Defekte Implantate: Firmenchef zieht Geständnis zurück
"Ich habe schon den Betrug zugegeben", sagte Mas in Marseille. "An diesen Verschleierungsaktionen" habe er aber "nie teilgenommen". Kurz nach Prozessauftakt vergangene Woche hatte der Hauptangeklagte eingeräumt, dass er seine Brustimplantate, von denen er weltweit Hunderttausende verkaufte, mit einem Billig-Silikon statt des zugelassenen Nusil-Gels gefüllt hatte (siehe Infobox). Die Einlagen reißen schneller und werden für Entzündungen verantwortlich gemacht. Keinen Nachweis gibt es bisher, dass sie auch Krebs auslösen. Mas bestreitet, dass seine Produkte gesundheitsgefährlich seien.

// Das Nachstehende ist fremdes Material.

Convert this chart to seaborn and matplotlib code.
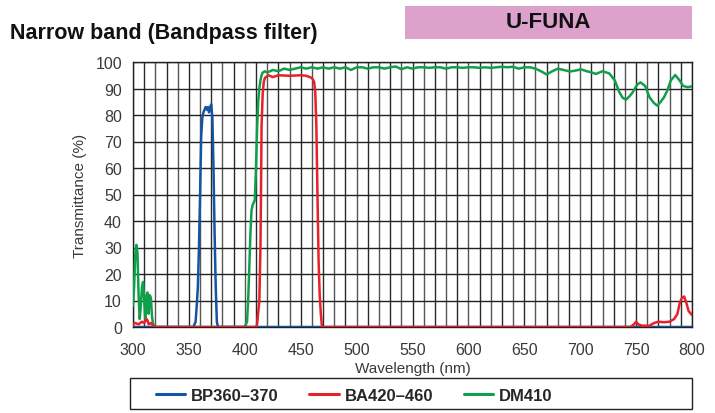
import matplotlib
matplotlib.use("Agg")
import matplotlib.pyplot as plt
import seaborn as sns
import numpy as np
import pandas as pd
from matplotlib.patches import Rectangle
from matplotlib.lines import Line2D

# ---------------- data ----------------
series_names = ["BP360\u2013370", "BA420\u2013460", "DM410"]
series_colors = ["#1553a5", "#e8202a", "#10a04c"]

bp_wl = [300, 350, 354, 356, 357, 358, 359, 360, 361, 362, 363, 364, 365, 366, 367,
         368, 369, 370, 371, 372, 373, 374, 375, 376, 800]
bp_t = [0, 0, 0, 2, 8, 15, 30, 50, 72, 79, 81, 82, 83, 82, 83,
        81, 83, 84, 79, 60, 35, 15, 2, 0, 0]

ba_wl = [300, 302, 305, 308, 310, 312, 313, 314, 316, 318, 320, 410, 411, 413, 414,
         414.5, 415, 416, 417, 418, 421, 425, 430, 440, 450, 455, 460, 462, 463,
         464, 465, 466, 467, 468, 469, 745, 748, 750, 752, 755, 762, 766, 770, 775,
         780, 784, 787, 789, 791, 793, 795, 797, 800]
ba_t = [1, 1.5, 1, 2, 1.5, 3, 2.5, 1, 1.5, 0.5, 0, 0, 1, 10, 30,
        51, 76, 88, 92.5, 94, 95, 94.3, 95, 94.8, 95, 94.8, 94, 92.5, 89,
        76, 50, 25, 12, 5, 0, 0, 1, 2, 1, 0.5, 0.5, 1.5, 2, 1.8,
        2, 3, 5, 9, 11, 11.5, 9, 6, 4.5]

dm_wl = [300, 301, 302, 303, 304, 305, 306, 307, 308, 309, 310, 311, 312, 313, 314,
         315, 316, 317, 318, 320, 400, 402, 403, 404, 405, 406, 407, 408, 409, 410,
         411, 412, 413, 414, 415, 416, 418, 420, 425, 430, 435, 440, 445, 450, 455,
         460, 465, 470, 475, 480, 485, 490, 495, 500, 505, 510, 515, 520, 525, 530,
         535, 540, 545, 550, 555, 560, 565, 570, 575, 580, 585, 590, 595, 600, 605,
         610, 615, 620, 625, 630, 635, 640, 645, 650, 655, 660, 665, 670, 675, 680,
         685, 691, 696, 701, 706, 710, 714, 720, 726, 731, 735, 738, 741, 744, 747,
         751, 754, 758, 762, 766, 769, 772, 775, 778, 781, 785, 789, 792, 796, 800]
dm_t = [8, 15, 27, 31, 28, 12, 3, 8, 15, 17, 10, 3, 12, 13, 5,
        12, 11, 4, 1, 0, 0, 2, 10, 22, 35, 44, 46, 47, 48, 60,
        75, 85, 90, 93, 95, 96, 96.5, 96, 97, 96.5, 97.5, 97, 97.5, 98, 97.5,
        98, 97.5, 98, 97.5, 98, 97.5, 98, 97, 98, 98, 97.5, 98, 98, 97.5, 98,
        98.3, 97.3, 98, 97.5, 98, 98, 97.8, 98, 98, 97.5, 98, 98, 97.8, 98, 98,
        97.8, 98, 97.8, 98, 98.2, 98, 98.2, 97.5, 98, 98, 97.5, 96.5, 95.3, 96.5, 97.5,
        97, 96.4, 96.8, 97.2, 96.5, 96.1, 95.5, 96.5, 95.7, 93, 88.6, 86.5, 85.8, 87, 88.6,
        91.5, 92.3, 91, 86.7, 84.5, 83.5, 85, 86.7, 89.3, 93, 95.1, 93, 91, 90.5, 90.8]

x_ticks = list(range(300, 801, 50))
y_ticks = list(range(0, 101, 10))

title_text = "Narrow band (Bandpass filter)"
badge_text = "U-FUNA"
x_label = "Wavelength (nm)"
y_label = "Transmittance (%)"

# ---------------- style ----------------
sns.set_style("white")
plt.rcParams['font.family'] = ['Liberation Sans', 'DejaVu Sans']

fig = plt.figure(figsize=(7.15, 4.14), dpi=100)
W, H = 715, 414
ax = fig.add_axes([133 / W, 1 - 328 / H, (692 - 133) / W, (328 - 63) / H])

# grid
for v in range(300, 801, 10):
    ax.axvline(v, color="#2a2a2a" if (v // 10) % 2 == 1 else "#555555", lw=1.0, zorder=0.5)
for v in y_ticks:
    ax.axhline(v, color="#222222", lw=1.0, zorder=0.5)

frames = [
    pd.DataFrame({"wl": dm_wl, "t": dm_t, "s": series_names[2]}),
    pd.DataFrame({"wl": bp_wl, "t": bp_t, "s": series_names[0]}),
    pd.DataFrame({"wl": ba_wl, "t": ba_t, "s": series_names[1]}),
]
col_map = dict(zip(series_names, series_colors))
for df in frames:
    name = df["s"].iloc[0]
    sns.lineplot(data=df, x="wl", y="t", color=col_map[name], lw=1.8, ax=ax,
                 legend=False, zorder=3, estimator=None, sort=False)

ax.set_xlim(300, 800)
ax.set_ylim(0, 100)
ax.set_xticks(x_ticks)
ax.set_xticks(range(300, 801, 10), minor=True)
ax.set_yticks(y_ticks)
ax.tick_params(axis="y", which="major", direction="out", length=5, width=0.8,
               color="#333333", labelsize=11.5, labelcolor="#3a3a3a", pad=3)
ax.tick_params(axis="x", which="both", direction="out", length=4, width=0.8,
               color="#333333", labelsize=11.5, labelcolor="#3a3a3a", pad=7)
for s in ax.spines.values():
    s.set_color("#222222")
    s.set_linewidth(1.0)
ax.set_xlabel(x_label, fontsize=11, color="#3a3a3a", labelpad=3)
ax.set_ylabel(y_label, fontsize=11, color="#3a3a3a", labelpad=6)

# title & badge
fig.text(10 / W, 1 - 33 / H, title_text, fontsize=15.5, fontweight="bold",
         va="center", ha="left", color="#111111")
fig.patches.append(Rectangle((405 / W, 1 - 40 / H), (692 - 405) / W, 33 / H,
                             transform=fig.transFigure, facecolor="#dda2cc",
                             edgecolor="none", zorder=0))
fig.text(548 / W, 1 - 23 / H, badge_text, fontsize=16, fontweight="bold",
         va="center", ha="center", color="#111111")

# legend frame + entries
fig.patches.append(Rectangle((130 / W, 1 - 410 / H), (692 - 130) / W, 31 / H,
                             transform=fig.transFigure, facecolor="white",
                             edgecolor="#222222", lw=1.0, zorder=0))
handles = [Line2D([], [], color=c, lw=2.2) for c in series_colors]
leg = fig.legend(handles, series_names, loc="center left",
                 bbox_to_anchor=(156 / W, 1 - 396.5 / H),
                 ncol=3, frameon=False, handlelength=1.75, handletextpad=0.35,
                 columnspacing=1.85, borderaxespad=0, borderpad=0,
                 prop={"weight": "bold", "size": 12})

fig.savefig("out.png", dpi=100)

Der TÜV Rheinland hatte die PIP-Einlagen europaweit zertifiziert. Er tritt beim Prozess in Marseille als Nebenkläger auf, weil er sich selbst als Opfer des Betruges sieht. 5.250 Frauen - darunter 73 Österreicherinnen - klagen gegen Mas und vier einst leitende Angestellte seiner Firma, die seit 2010 pleite ist. Die frühere Qualitätschefin Hannelore Font sagte in dem Prozess diese Woche aus, dass Mas ihr bei den TÜV-Kontrollen einen USB-Stick mit falschen Rechnungsunterlagen gegeben habe.
Mas bestreitet Anweisungen, die er 2010 zugegeben hatte
Mas hatte 2010 im Polizeiverhör gestanden, dass er die "Anweisung" an seine Mitarbeiter gegeben habe, alle Unterlagen und ganze Container mit dem Billig-Silikon vor den angekündigten TÜV-Kontrollen zur Seite zu schaffen. Das sei "Routine" gewesen. Nun sagte er: "Ich sehe nicht, warum ich Anweisungen geben hätte sollen, wenn es Routine war." Er sei im Polizeigewahrsam "sehr destabilisiert" gewesen. Der Beamte im Verhör sei "sehr heftig" ihm gegenüber aufgetreten.
Der Ex-Chef versicherte auch, dass er von 2005 bis 2010 keinen Kontakt zum TÜV gehabt habe, weil er keine operative Funktion in der südfranzösischen Firma gehabt habe. Mas stand damals an der Spitze des Aufsichtsrates, die Leitung von PIP oblag dem Mitangeklagten Claude Couty. Davor sei Qualitätschefin Font dafür zuständig gewesen, sagte Mas.
Der 73-Jährige muss sich zusammen mit den vier Mitangeklagten wegen des Vorwurfs der schweren Täuschung und des Betrugs vor Gericht verantworten. Ihm drohen fünf Jahre Haft.